**Data block**.
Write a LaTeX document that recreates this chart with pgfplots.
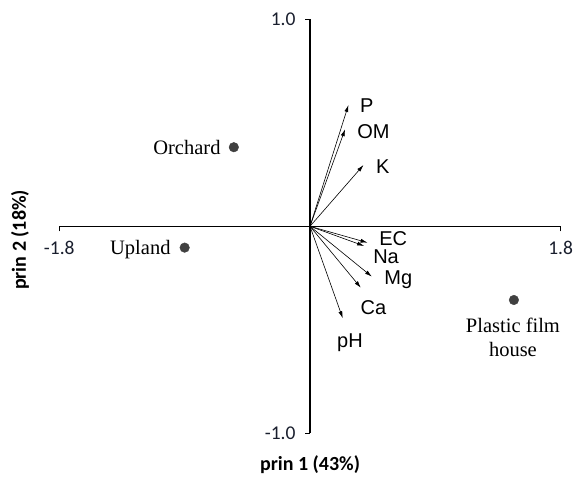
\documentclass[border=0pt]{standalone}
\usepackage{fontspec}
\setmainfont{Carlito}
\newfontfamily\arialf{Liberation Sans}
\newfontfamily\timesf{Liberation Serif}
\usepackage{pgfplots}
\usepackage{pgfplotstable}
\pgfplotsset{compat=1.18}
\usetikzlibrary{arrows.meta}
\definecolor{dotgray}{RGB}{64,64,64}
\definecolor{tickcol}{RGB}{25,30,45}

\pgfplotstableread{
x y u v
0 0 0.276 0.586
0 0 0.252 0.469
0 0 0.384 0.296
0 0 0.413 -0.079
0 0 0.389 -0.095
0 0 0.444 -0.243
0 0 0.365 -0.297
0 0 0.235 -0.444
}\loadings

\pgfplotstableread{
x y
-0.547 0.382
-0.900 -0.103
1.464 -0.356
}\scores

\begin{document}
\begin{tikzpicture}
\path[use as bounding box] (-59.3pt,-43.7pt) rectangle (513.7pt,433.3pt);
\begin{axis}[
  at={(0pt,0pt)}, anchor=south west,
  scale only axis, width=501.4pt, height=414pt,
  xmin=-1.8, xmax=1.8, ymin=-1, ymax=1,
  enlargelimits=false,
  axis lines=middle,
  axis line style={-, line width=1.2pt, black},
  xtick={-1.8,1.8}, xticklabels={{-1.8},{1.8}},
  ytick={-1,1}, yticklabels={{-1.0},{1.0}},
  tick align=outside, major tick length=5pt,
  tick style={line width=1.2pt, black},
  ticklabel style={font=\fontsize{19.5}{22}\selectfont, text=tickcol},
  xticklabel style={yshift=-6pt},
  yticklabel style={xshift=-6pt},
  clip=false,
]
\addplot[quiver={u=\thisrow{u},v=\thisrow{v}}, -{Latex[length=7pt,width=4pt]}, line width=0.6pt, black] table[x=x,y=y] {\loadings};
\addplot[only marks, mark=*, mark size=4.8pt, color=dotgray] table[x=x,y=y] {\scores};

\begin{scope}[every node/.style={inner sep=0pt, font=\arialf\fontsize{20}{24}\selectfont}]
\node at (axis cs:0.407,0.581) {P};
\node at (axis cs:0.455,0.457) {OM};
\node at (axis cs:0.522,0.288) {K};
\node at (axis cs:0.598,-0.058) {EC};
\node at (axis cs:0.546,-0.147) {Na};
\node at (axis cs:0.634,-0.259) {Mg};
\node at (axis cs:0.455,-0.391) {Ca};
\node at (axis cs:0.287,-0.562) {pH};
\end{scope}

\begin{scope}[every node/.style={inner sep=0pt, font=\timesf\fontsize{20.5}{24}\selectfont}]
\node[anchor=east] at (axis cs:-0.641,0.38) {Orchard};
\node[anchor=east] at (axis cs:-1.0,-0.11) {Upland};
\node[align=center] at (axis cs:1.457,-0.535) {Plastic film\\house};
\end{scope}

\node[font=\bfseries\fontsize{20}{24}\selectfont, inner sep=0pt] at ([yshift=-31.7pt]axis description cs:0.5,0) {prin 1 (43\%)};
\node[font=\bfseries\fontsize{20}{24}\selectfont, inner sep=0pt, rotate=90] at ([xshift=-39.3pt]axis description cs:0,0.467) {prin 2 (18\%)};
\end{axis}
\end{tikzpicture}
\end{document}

**What is expected**. From the listing, extract all text exactly as given and drop any picture.

**Full response**.
Write a LaTeX document that recreates this chart with pgfplots.
\documentclass[border=0pt]{standalone}
\usepackage{fontspec}
\setmainfont{Carlito}
\newfontfamily\arialf{Liberation Sans}
\newfontfamily\timesf{Liberation Serif}
\usepackage{pgfplots}
\usepackage{pgfplotstable}
\pgfplotsset{compat=1.18}
\usetikzlibrary{arrows.meta}
\definecolor{dotgray}{RGB}{64,64,64}
\definecolor{tickcol}{RGB}{25,30,45}

\pgfplotstableread{
x y u v
0 0 0.276 0.586
0 0 0.252 0.469
0 0 0.384 0.296
0 0 0.413 -0.079
0 0 0.389 -0.095
0 0 0.444 -0.243
0 0 0.365 -0.297
0 0 0.235 -0.444
}\loadings

\pgfplotstableread{
x y
-0.547 0.382
-0.900 -0.103
1.464 -0.356
}\scores

\begin{document}
\begin{tikzpicture}
\path[use as bounding box] (-59.3pt,-43.7pt) rectangle (513.7pt,433.3pt);
\begin{axis}[
  at={(0pt,0pt)}, anchor=south west,
  scale only axis, width=501.4pt, height=414pt,
  xmin=-1.8, xmax=1.8, ymin=-1, ymax=1,
  enlargelimits=false,
  axis lines=middle,
  axis line style={-, line width=1.2pt, black},
  xtick={-1.8,1.8}, xticklabels={{-1.8},{1.8}},
  ytick={-1,1}, yticklabels={{-1.0},{1.0}},
  tick align=outside, major tick length=5pt,
  tick style={line width=1.2pt, black},
  ticklabel style={font=\fontsize{19.5}{22}\selectfont, text=tickcol},
  xticklabel style={yshift=-6pt},
  yticklabel style={xshift=-6pt},
  clip=false,
]
\addplot[quiver={u=\thisrow{u},v=\thisrow{v}}, -{Latex[length=7pt,width=4pt]}, line width=0.6pt, black] table[x=x,y=y] {\loadings};
\addplot[only marks, mark=*, mark size=4.8pt, color=dotgray] table[x=x,y=y] {\scores};

\begin{scope}[every node/.style={inner sep=0pt, font=\arialf\fontsize{20}{24}\selectfont}]
\node at (axis cs:0.407,0.581) {P};
\node at (axis cs:0.455,0.457) {OM};
\node at (axis cs:0.522,0.288) {K};
\node at (axis cs:0.598,-0.058) {EC};
\node at (axis cs:0.546,-0.147) {Na};
\node at (axis cs:0.634,-0.259) {Mg};
\node at (axis cs:0.455,-0.391) {Ca};
\node at (axis cs:0.287,-0.562) {pH};
\end{scope}

\begin{scope}[every node/.style={inner sep=0pt, font=\timesf\fontsize{20.5}{24}\selectfont}]
\node[anchor=east] at (axis cs:-0.641,0.38) {Orchard};
\node[anchor=east] at (axis cs:-1.0,-0.11) {Upland};
\node[align=center] at (axis cs:1.457,-0.535) {Plastic film\\house};
\end{scope}

\node[font=\bfseries\fontsize{20}{24}\selectfont, inner sep=0pt] at ([yshift=-31.7pt]axis description cs:0.5,0) {prin 1 (43\%)};
\node[font=\bfseries\fontsize{20}{24}\selectfont, inner sep=0pt, rotate=90] at ([xshift=-39.3pt]axis description cs:0,0.467) {prin 2 (18\%)};
\end{axis}
\end{tikzpicture}
\end{document}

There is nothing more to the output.